Walter Dal Zotto, un uomo di 42 anni abitante a Valli del Pasubio (Vicenza), ha perso il lavoro. Ha smesso di pagare le rate del mutuo della sua casa che è stata messa all’asta. Dieci giorni fa un ufficiale giudiziario e un aspirante acquirente sono entrati nella casa e lo hanno trovato seduto sul divano con le gambe accavallate semi-mummificato. Era morto da dieci mesi.

La mummificazione ha afferrato non l’uomo morto, ma la sua solitudine che ha oltrepassato la morte. Come la muffa si appropria del pane non mangiato, dimenticato, la mummia si è impadronita dell’essere umano non amato. Un uomo desolatamente solo muore e solo allora la sua domanda di desiderio, rinchiusa in se stessa, non comunicante, ma pur sempre viva nel suo isolamento, cede e viene posseduta dalla muffa delle «relazioni sociali».

Quando si muore, si muore soli. Perdendo non se stessi, ma le persone amate a cui morendo ci si aggrappa, anche quando il conflitto con loro le ha rese irraggiungibili e l’amore è sopravvissuto solo grazie all’odio o come potenzialità sospesa o congelata.

Gli ultimi pensieri, le ultime allucinazioni dell’eros sono per loro. Si affida ai vivi la propria solitudine, che riassume nella sua configurazione finale tutti i momenti in cui ci si è sentiti soli. I vivi devono prendere cura di questa solitudine, ciò fa parte del loro lutto. Devono far rivivere i morti dentro di sé, non farli sentire soli quando li ritrovano in altre persone nel mondo esterno. Se i vivi sono davvero vivi.

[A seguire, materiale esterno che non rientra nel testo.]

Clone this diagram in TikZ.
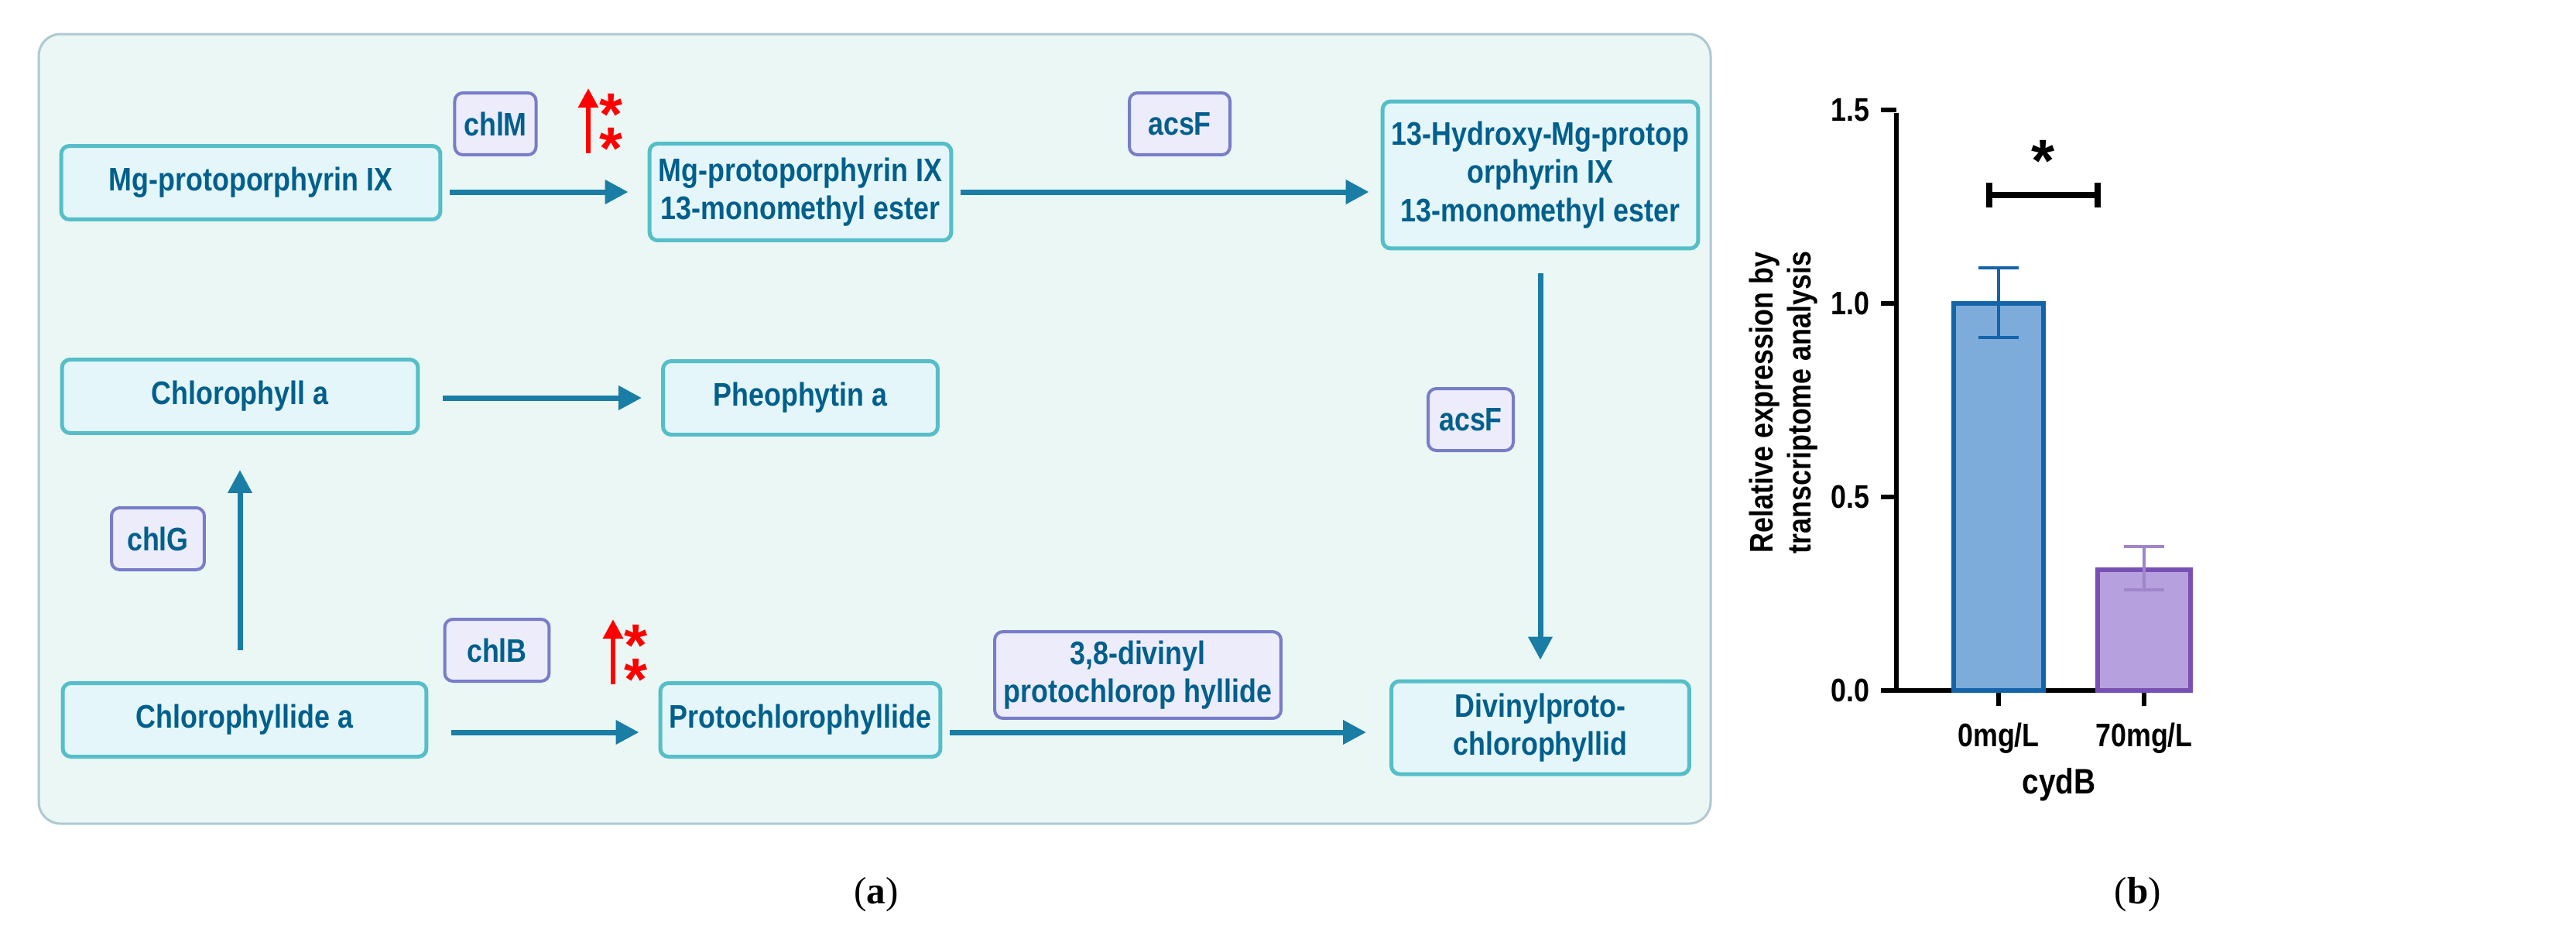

Recentemente su Nature Human Behaviour è stato pubblicato uno studio sul rapporto tra l’uso delle parole e la personalità, coordinato da Kevin Lanning dell’Università di Florida. Secondo lo studio, le parole che usiamo quotidianamente rivelano il livello di sviluppo dell’Io, in termini sociali, morali e cognitivi, nonché il tipo di personalità (altruista, consapevole di sé, aggressiva, egoista ecc.) e il suo rapporto con altri modelli di personalità e differenze individuali.

Questi tipi di ricerca riscuotono grande successo finanziario, politico e mediatico. Di fatto alloggiano nella superficie dell’esistenza, cercano gli stereotipi dell’omologazione socioculturale, contribuendo alla loro produzione.Tali stereotipi chiamati «tipi di personalità», e oggetto costante di manipolazione, descrivono ciò che dell’essere umano è prevedibile, predeterminabile e pronto al suo uso strumentale. Le parole che l’essere umano usa in modo anonimo nel suo caratterizzarsi in una tipologia di comportamento, nulla veramente dicono di esso come soggetto desiderante. La caratterizzazione, che non è originalità, esprime l’adattamento impersonale dell’individuo alle sue condizioni sociali. Crea una pattina di insensibilità che non lascia respirare la soggettività avvolta in essa.

Secondo il Morbidity and Mortality Weekly Report, principale collettore di dati epidemiologici provenienti dalla sanità pubblica statunitense, più di 200.000 persone sono morte dal 1999 al 2016 a causa di overdose da oppiacei usati come antidolorifici. Con un tasso di mortalità quintuplicato in questo lasso di tempo. Negli Stati uniti c’è una grave epidemia di abuso di oppiacei, dovuto a un rifiuto psichico del dolore.

Sempre negli Stati uniti il lutto è stato classificato come malattia perché potesse essere autorizzata la somministrazione di antidepressivi anche nel suo caso. Si vive per non soffrire, a rischio di comprimere la vita dentro di sé e morire emotivamente, mentre si è fisicamente vivi. La mummificazione visibile dei morti, testimonianza dell’incuria dei vivi, rivela in modo indiretto la mummificazione invisibile di questi ultimi.